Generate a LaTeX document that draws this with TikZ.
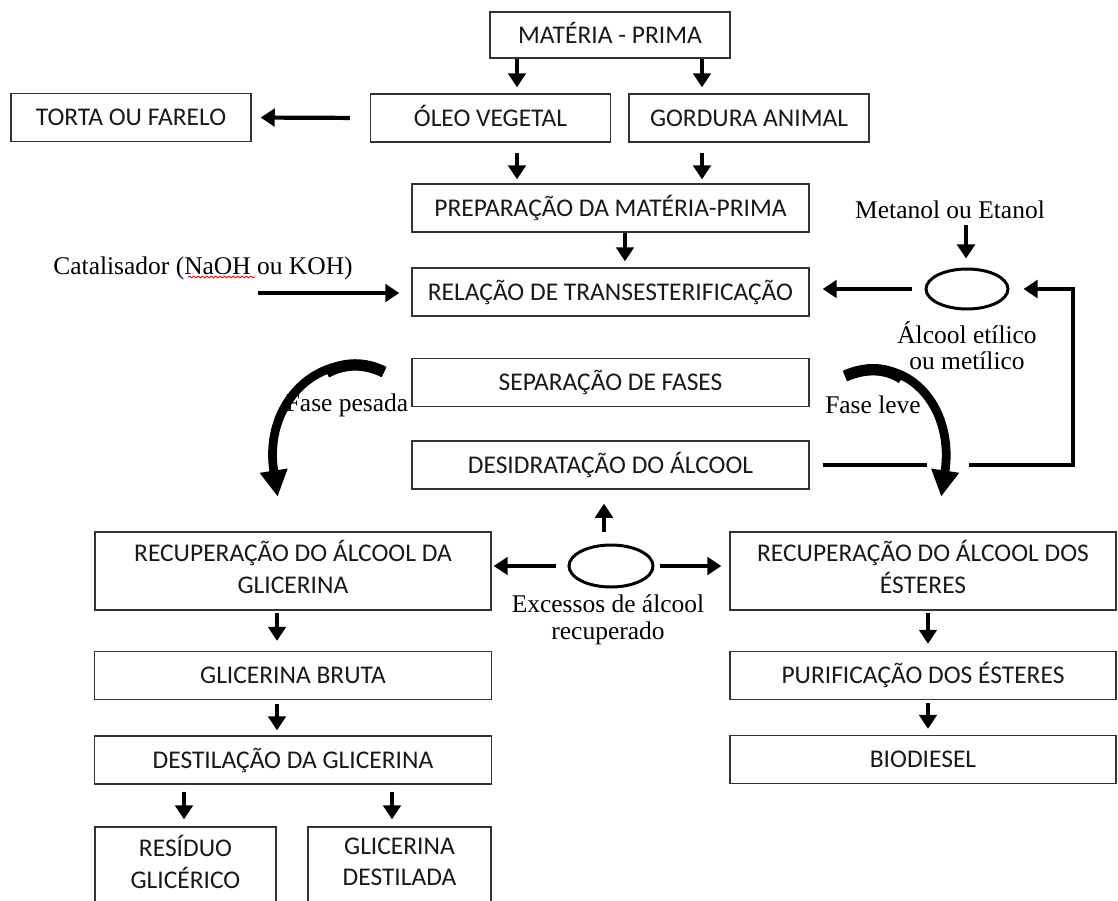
\documentclass[tikz,border=0pt]{standalone}
\usepackage{fontspec}
\setmainfont{Liberation Serif}
\newfontfamily\calibri{Carlito}
\usetikzlibrary{arrows.meta,shapes.geometric,decorations.pathmorphing}

\begin{document}
\begin{tikzpicture}[
    x=0.02cm, y=-0.02cm,
    box/.style={
        draw=black!80,
        line width=0.8pt,
        minimum height=0.96cm,
        inner sep=0pt,
        align=center,
        text=black!90,
        font=\calibri\fontsize{14.5}{18}\selectfont
    },
    one/.style={text height=9.4pt, text depth=0pt},
    half/.style={box, one, minimum width=4.8cm},
    wide/.style={box, one, minimum width=7.94cm},
    side/.style={box, one, minimum width=7.72cm},
    tall/.style={box, minimum height=1.56cm, text depth=5pt},
    lbl/.style={
        font=\fontsize{14.5}{15}\selectfont,
        align=center
    },
    ring/.style={
        ellipse,
        draw,
        line width=1.7pt,
        inner sep=0pt,
        minimum width=1.64cm,
        minimum height=0.8cm
    },
    arr/.style={
        -{Triangle[length=8pt,width=10pt]},
        line width=2.4pt
    },
    swing/.style={
        -{Triangle[length=15pt,width=15pt]},
        line width=5pt
    }
]
    \fill[white] (0,0) rectangle (1118,900);
    \useasboundingbox (0,0) rectangle (1118,900);
    \clip (0,0) rectangle (1118,900);

    % boxes
    \node[half, minimum height=0.92cm] (mp) at (610,35) {MATÉRIA - PRIMA};
    \node[half] (torta) at (131,117.5) {TORTA OU FARELO};
    \node[half] (oleo) at (490.5,118) {ÓLEO VEGETAL};
    \node[half] (gord) at (749,118) {GORDURA ANIMAL};
    \node[wide] (prep) at (610.5,208) {PREPARAÇÃO DA MATÉRIA-PRIMA};
    \node[wide] (rel) at (610.5,292) {RELAÇÃO DE TRANSESTERIFICAÇÃO};
    \node[wide] (sep) at (610.5,382.5) {SEPARAÇÃO DE FASES};
    \node[wide] (desid) at (610.5,465) {DESIDRATAÇÃO DO ÁLCOOL};
    \node[tall, minimum width=7.92cm] (recglic) at (293,571) {RECUPERAÇÃO DO ÁLCOOL DA\\GLICERINA};
    \node[tall, minimum width=7.72cm] (recest) at (923,571) {RECUPERAÇÃO DO ÁLCOOL DOS\\ÉSTERES};
    \node[wide] (brut) at (293,675.5) {GLICERINA BRUTA};
    \node[wide] (destil) at (293,760) {DESTILAÇÃO DA GLICERINA};
    \node[side] (purif) at (923,675.5) {PURIFICAÇÃO DOS ÉSTERES};
    \node[side] (bio) at (923,759.5) {BIODIESEL};
    \node[tall, minimum width=3.62cm] (res) at (185.5,866) {RESÍDUO\\GLICÉRICO};
    \node[tall, minimum width=3.66cm] (gdest) at (399.5,866) {GLICERINA\\DESTILADA};

    % alcohol rings
    \node[ring] (alc) at (967,289) {};
    \node[ring, minimum width=1.68cm, minimum height=0.84cm] (exc) at (611,566) {};

    \coordinate (catin) at (258,293);
    \coordinate (gapL) at (927,465);
    \coordinate (gapR) at (969,465);
    \coordinate (pesA) at (384,372);
    \coordinate (levA) at (845,376);

    % phase arrows (thicker at the tail)
    \draw[swing, shorten >=0.7cm] (pesA) .. controls (330,345) and (262,395) .. (recglic.north -| 283,0);
    \draw[line width=6.5pt] (pesA) .. controls (365.1,362.5) and (344.5,362.5) .. (326.5,372.4);
    \draw[swing, shorten >=0.7cm] (levA) .. controls (905,350) and (955,405) .. (recest.north -| 936,0);
    \draw[line width=6.5pt] (levA) .. controls (866,366.9) and (885.8,367.7) .. (901.8,378.1);

    % labels
    \node[lbl] (cat) at (203,268) {Catalisador (NaOH ou KOH)};
    \node[lbl] (met) at (950,210) {Metanol ou Etanol};
    \node[lbl] (alctxt) at (967,346) {Álcool etílico\\ou metílico};
    \node[lbl] (exctxt) at (608,620) {Excessos de álcool\\recuperado};
    \node[lbl] (pesada) at (347,405) {Fase pesada};
    \node[lbl] (leve) at (873,405) {Fase leve};
    \draw[red, line width=0.5pt, decorate,
        decoration={snake, amplitude=0.5pt, segment length=2.5pt}] (188,277) -- (255,277);

    % straight arrows
    \draw[arr, shorten >=0.12cm] (mp.south -| 517,0) -- (oleo.north -| 517,0);
    \draw[arr, shorten >=0.12cm] (mp.south -| 702,0) -- (gord.north -| 702,0);
    \draw[arr, shorten <=0.2cm, shorten >=0.08cm] (oleo.south -| 517,0) -- (prep.north -| 517,0);
    \draw[arr, shorten <=0.2cm, shorten >=0.08cm] (gord.south -| 702,0) -- (prep.north -| 702,0);
    \draw[arr, shorten >=0.12cm] (prep.south -| 625,0) -- (rel.north -| 625,0);
    \draw[arr, shorten <=0.4cm, shorten >=0.18cm] (oleo.west) -- (torta.east);
    \draw[arr, shorten >=0.24cm] (catin) -- (catin -| rel.west);
    \draw[arr, shorten >=0.18cm] (met.south -| 966,0) -- (alc.north -| 966,0);
    \draw[arr, shorten <=0.26cm, shorten >=0.26cm] (alc.west) -- (alc.west -| rel.east);
    \draw[line width=2.4pt, shorten <=0.26cm] (desid.east) -- (gapL);
    \draw[arr, shorten >=0.28cm] (gapR) -- ++(104,0) |- (alc.east);
    \draw[arr, shorten <=0.24cm, shorten >=0.28cm] (exc.north -| 604,0) -- (desid.south -| 604,0);
    \draw[arr, shorten <=0.24cm, shorten >=0.04cm] (exc.west) -- (exc.west -| recglic.east);
    \draw[arr, shorten <=0.12cm, shorten >=0.16cm] (exc.east) -- (exc.east -| recest.west);
    \draw[arr, shorten <=0.04cm, shorten >=0.2cm] (recglic.south -| 277,0) -- (brut.north -| 277,0);
    \draw[arr, shorten <=0.08cm, shorten >=0.1cm] (brut.south -| 277,0) -- (destil.north -| 277,0);
    \draw[arr, shorten <=0.14cm, shorten >=0.14cm] (destil.south -| 184,0) -- (res.north -| 184,0);
    \draw[arr, shorten <=0.14cm, shorten >=0.14cm] (destil.south -| 392,0) -- (gdest.north -| 392,0);
    \draw[arr, shorten <=0.04cm, shorten >=0.14cm] (recest.south -| 928,0) -- (purif.north -| 928,0);
    \draw[arr, shorten <=0.06cm, shorten >=0.12cm] (purif.south -| 928,0) -- (bio.north -| 928,0);
\end{tikzpicture}
\end{document}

● ● ● ●

Make an exact copy of the data above, pictures excluded.

Generate a LaTeX document that draws this with TikZ.
\documentclass[tikz,border=0pt]{standalone}
\usepackage{fontspec}
\setmainfont{Liberation Serif}
\newfontfamily\calibri{Carlito}
\usetikzlibrary{arrows.meta,shapes.geometric,decorations.pathmorphing}

\begin{document}
\begin{tikzpicture}[
    x=0.02cm, y=-0.02cm,
    box/.style={
        draw=black!80,
        line width=0.8pt,
        minimum height=0.96cm,
        inner sep=0pt,
        align=center,
        text=black!90,
        font=\calibri\fontsize{14.5}{18}\selectfont
    },
    one/.style={text height=9.4pt, text depth=0pt},
    half/.style={box, one, minimum width=4.8cm},
    wide/.style={box, one, minimum width=7.94cm},
    side/.style={box, one, minimum width=7.72cm},
    tall/.style={box, minimum height=1.56cm, text depth=5pt},
    lbl/.style={
        font=\fontsize{14.5}{15}\selectfont,
        align=center
    },
    ring/.style={
        ellipse,
        draw,
        line width=1.7pt,
        inner sep=0pt,
        minimum width=1.64cm,
        minimum height=0.8cm
    },
    arr/.style={
        -{Triangle[length=8pt,width=10pt]},
        line width=2.4pt
    },
    swing/.style={
        -{Triangle[length=15pt,width=15pt]},
        line width=5pt
    }
]
    \fill[white] (0,0) rectangle (1118,900);
    \useasboundingbox (0,0) rectangle (1118,900);
    \clip (0,0) rectangle (1118,900);

    % boxes
    \node[half, minimum height=0.92cm] (mp) at (610,35) {MATÉRIA - PRIMA};
    \node[half] (torta) at (131,117.5) {TORTA OU FARELO};
    \node[half] (oleo) at (490.5,118) {ÓLEO VEGETAL};
    \node[half] (gord) at (749,118) {GORDURA ANIMAL};
    \node[wide] (prep) at (610.5,208) {PREPARAÇÃO DA MATÉRIA-PRIMA};
    \node[wide] (rel) at (610.5,292) {RELAÇÃO DE TRANSESTERIFICAÇÃO};
    \node[wide] (sep) at (610.5,382.5) {SEPARAÇÃO DE FASES};
    \node[wide] (desid) at (610.5,465) {DESIDRATAÇÃO DO ÁLCOOL};
    \node[tall, minimum width=7.92cm] (recglic) at (293,571) {RECUPERAÇÃO DO ÁLCOOL DA\\GLICERINA};
    \node[tall, minimum width=7.72cm] (recest) at (923,571) {RECUPERAÇÃO DO ÁLCOOL DOS\\ÉSTERES};
    \node[wide] (brut) at (293,675.5) {GLICERINA BRUTA};
    \node[wide] (destil) at (293,760) {DESTILAÇÃO DA GLICERINA};
    \node[side] (purif) at (923,675.5) {PURIFICAÇÃO DOS ÉSTERES};
    \node[side] (bio) at (923,759.5) {BIODIESEL};
    \node[tall, minimum width=3.62cm] (res) at (185.5,866) {RESÍDUO\\GLICÉRICO};
    \node[tall, minimum width=3.66cm] (gdest) at (399.5,866) {GLICERINA\\DESTILADA};

    % alcohol rings
    \node[ring] (alc) at (967,289) {};
    \node[ring, minimum width=1.68cm, minimum height=0.84cm] (exc) at (611,566) {};

    \coordinate (catin) at (258,293);
    \coordinate (gapL) at (927,465);
    \coordinate (gapR) at (969,465);
    \coordinate (pesA) at (384,372);
    \coordinate (levA) at (845,376);

    % phase arrows (thicker at the tail)
    \draw[swing, shorten >=0.7cm] (pesA) .. controls (330,345) and (262,395) .. (recglic.north -| 283,0);
    \draw[line width=6.5pt] (pesA) .. controls (365.1,362.5) and (344.5,362.5) .. (326.5,372.4);
    \draw[swing, shorten >=0.7cm] (levA) .. controls (905,350) and (955,405) .. (recest.north -| 936,0);
    \draw[line width=6.5pt] (levA) .. controls (866,366.9) and (885.8,367.7) .. (901.8,378.1);

    % labels
    \node[lbl] (cat) at (203,268) {Catalisador (NaOH ou KOH)};
    \node[lbl] (met) at (950,210) {Metanol ou Etanol};
    \node[lbl] (alctxt) at (967,346) {Álcool etílico\\ou metílico};
    \node[lbl] (exctxt) at (608,620) {Excessos de álcool\\recuperado};
    \node[lbl] (pesada) at (347,405) {Fase pesada};
    \node[lbl] (leve) at (873,405) {Fase leve};
    \draw[red, line width=0.5pt, decorate,
        decoration={snake, amplitude=0.5pt, segment length=2.5pt}] (188,277) -- (255,277);

    % straight arrows
    \draw[arr, shorten >=0.12cm] (mp.south -| 517,0) -- (oleo.north -| 517,0);
    \draw[arr, shorten >=0.12cm] (mp.south -| 702,0) -- (gord.north -| 702,0);
    \draw[arr, shorten <=0.2cm, shorten >=0.08cm] (oleo.south -| 517,0) -- (prep.north -| 517,0);
    \draw[arr, shorten <=0.2cm, shorten >=0.08cm] (gord.south -| 702,0) -- (prep.north -| 702,0);
    \draw[arr, shorten >=0.12cm] (prep.south -| 625,0) -- (rel.north -| 625,0);
    \draw[arr, shorten <=0.4cm, shorten >=0.18cm] (oleo.west) -- (torta.east);
    \draw[arr, shorten >=0.24cm] (catin) -- (catin -| rel.west);
    \draw[arr, shorten >=0.18cm] (met.south -| 966,0) -- (alc.north -| 966,0);
    \draw[arr, shorten <=0.26cm, shorten >=0.26cm] (alc.west) -- (alc.west -| rel.east);
    \draw[line width=2.4pt, shorten <=0.26cm] (desid.east) -- (gapL);
    \draw[arr, shorten >=0.28cm] (gapR) -- ++(104,0) |- (alc.east);
    \draw[arr, shorten <=0.24cm, shorten >=0.28cm] (exc.north -| 604,0) -- (desid.south -| 604,0);
    \draw[arr, shorten <=0.24cm, shorten >=0.04cm] (exc.west) -- (exc.west -| recglic.east);
    \draw[arr, shorten <=0.12cm, shorten >=0.16cm] (exc.east) -- (exc.east -| recest.west);
    \draw[arr, shorten <=0.04cm, shorten >=0.2cm] (recglic.south -| 277,0) -- (brut.north -| 277,0);
    \draw[arr, shorten <=0.08cm, shorten >=0.1cm] (brut.south -| 277,0) -- (destil.north -| 277,0);
    \draw[arr, shorten <=0.14cm, shorten >=0.14cm] (destil.south -| 184,0) -- (res.north -| 184,0);
    \draw[arr, shorten <=0.14cm, shorten >=0.14cm] (destil.south -| 392,0) -- (gdest.north -| 392,0);
    \draw[arr, shorten <=0.04cm, shorten >=0.14cm] (recest.south -| 928,0) -- (purif.north -| 928,0);
    \draw[arr, shorten <=0.06cm, shorten >=0.12cm] (purif.south -| 928,0) -- (bio.north -| 928,0);
\end{tikzpicture}
\end{document}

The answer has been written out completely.